Just to prove that I'm really back, BAM! Two posts in one day. I can't remember when was the last time THAT happened.
My hotspot topic for today was triggered by a forum post (click on the title for the link). The thread topic was "Manga Versus Everyone Else". As you can guess, it certainly lead to a great deal of discussion... well you can read the topic for yourself. (Don't worry, almost everyone was pretty civil in the discussion.)
Anyway, post discussion, there's something about that discussion that's been really irking me , and I have a shrewd suspicion similar discussions are probably going on everywhere else, I might as well talk about it here.
Is it just me, or are comics being split into, or at least perceived as a few two narrow categories nowadays? You have the traditional comics, which is usually taken to mean the american (and european) super-hero/newspaper humour comics...
...and then you have 'the new japanese wave of comics'. Manga.
Much has been said about Manga. That it will rejuvenate the comics industry. That it will destroy it. I don't care for any of those discussions. I'm sure most of you are sick of all that by now.
What I'm curious is why Manga is being treated as a genre? Maybe it's just my ignorance speaking, but isn't it more of a style? A different style of art? Yes. A different style of storytelling? Yes. A different style of printing and distribution? Yes?
But a genre? Doesn't a genre relate to the type actual content and not just the presentation of the content? Isn't a manga about superheroes technically a super-hero comic?
Yet Manga is considered a genre. Look at the bookshelves in the stores. Oh hell... Let's look at a couple of case studies on the web.

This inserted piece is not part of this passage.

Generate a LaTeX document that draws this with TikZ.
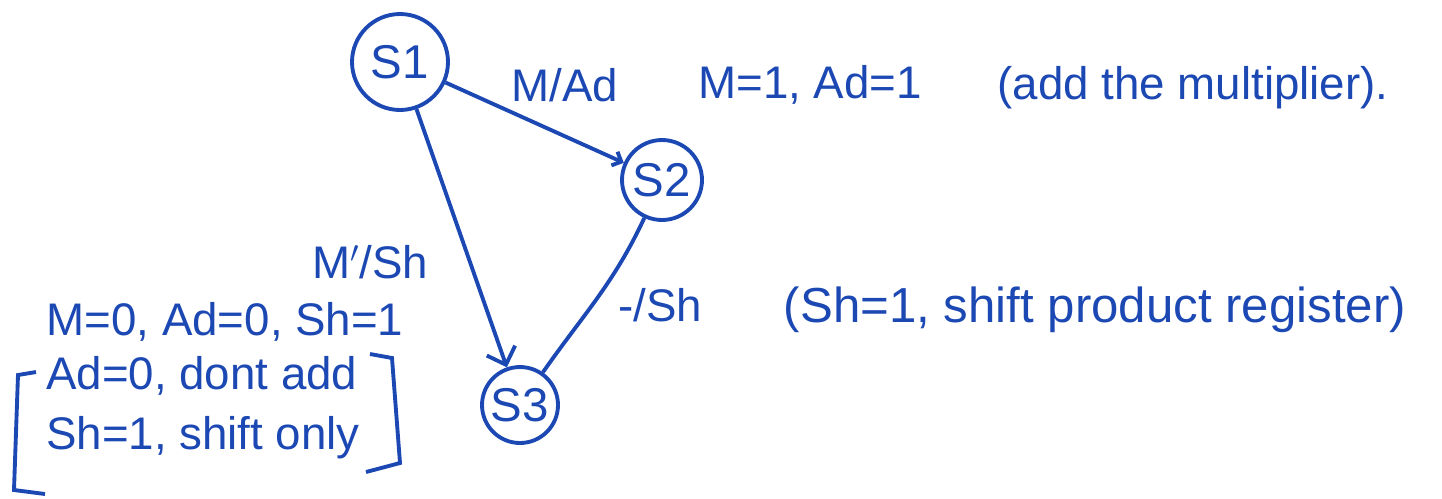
\documentclass[tikz,border=0pt]{standalone}
\usepackage{fontspec}
\setmainfont{Liberation Sans}
\usepackage{tikz}
\usetikzlibrary{arrows.meta, positioning, calc}
\definecolor{ink}{RGB}{28,72,180}

\begin{document}
\begin{tikzpicture}[x=0.02cm, y=-0.02cm, line width=2.2pt, ink,
    state/.style={draw, circle, inner sep=0pt, font=\fontsize{27}{30}\selectfont},
    hand/.style={font=\fontsize{26}{34}\selectfont, inner sep=1pt}]
            \useasboundingbox (0,0) rectangle (1442,498);
            % States
            \node[state, minimum size=1.92cm] (s1) at (400,62) {S1};
            \node[state, minimum size=1.6cm] (s2) at (662,180) {S2};
            \node[state, minimum size=1.52cm] (s3) at (520,405) {S3};
            % Transitions
            \draw[-{Straight Barb[length=1.5mm, width=3mm]}] (s1) -- (s2);
            \draw[-{Straight Barb[length=3mm, width=6mm]}] (s1) -- (s3);
            \draw (s2) to[out=-115, in=55] (s3);
            % Labels S1 -> S2
            \node[hand] (lbl12) at (565,85) {M/Ad};
            \node[hand] (out12) at (810,85) {M=1, Ad=1};
            \node[hand] (note12) at (1193,88) {(add the multiplier).};
            % Labels S1 -> S3
            \node[hand] (lbl13) at (370,262) {M$'$/Sh};
            \node[hand] (out13) at (225,322) {M=0, Ad=0, Sh=1};
            \node[hand, align=left] (note13) at (203,408) {Ad=0, dont add\\Sh=1, shift only};
            \draw (36,372) -- (18,375) -- (14,490) -- (45,494);
            \draw (370,354) -- (392,358) -- (400,463) -- (366,472);
            % Labels S2 -> S3
            \node[hand] (lbl23) at (660,305) {-/Sh};
            \node[hand, font=\fontsize{28}{34}\selectfont] (note23) at (1095,310) {(Sh=1, shift product register)};
        \end{tikzpicture}
\end{document}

To be fair, categorising all those comics must be a pain, but I can't help but wonder with categories like Gaming /Mature / Fantasy / Sci-Fi why is there one specifically for 'Manga'? Isn't it more relevant to dock the manga according to whether the story is 'fantasy' or 'sci-fi'?
I thought The Park and Barb Show's take on manga was quite interesting. The last part is particularly true, and I'm sure we all know of people who 'do' manga because they think it's going to be more popular or somehow 'better'. Or certain shows who ape the manga/anime look to make it more palatable to the 'modern day audiences' *cough*teentitans*cough*.
Personally I thought the reason good manga is good is not because it was manga, but because... you know... the story was good. Personally, all the mangas I've liked so far I've liked because the subject matter was different. The genres the stories are based on are varied and in most cases, new and refreshing to me. Not because they're drawn with big eyes and small mouths (In fact I'm not a big fan of the manga art style. I like certain mangas despite their art style, because the stories are good, not because they are drawn in a certain way).
Think about it. When I think of traditional american comics, the first thing that jumps to mind is spandex-covered superheroes and/or Tolkien-esque fantasy comics with a motley bunch of heroes on a quest. Next comes humour and slice-of-life comics like Garfield or Calvin and Hobbes or Dilbert and all that stuff.
But when I think manga, no single genre dominates the style. Giant mechas in space? Modern day witches and enchanted swords? Samurai and nuns with guns? There doesn't seem to be a limit to the possibilites of what genre you set your story in.
You know, maybe what we readers really want in comics is new stories in different genres, not new ways of drawing same old goddamn stories.
So let's stop treating manga as a genre already, people. It's not even comparing apples and oranges.
It's comparing the apples and the bloody crate the apples came in.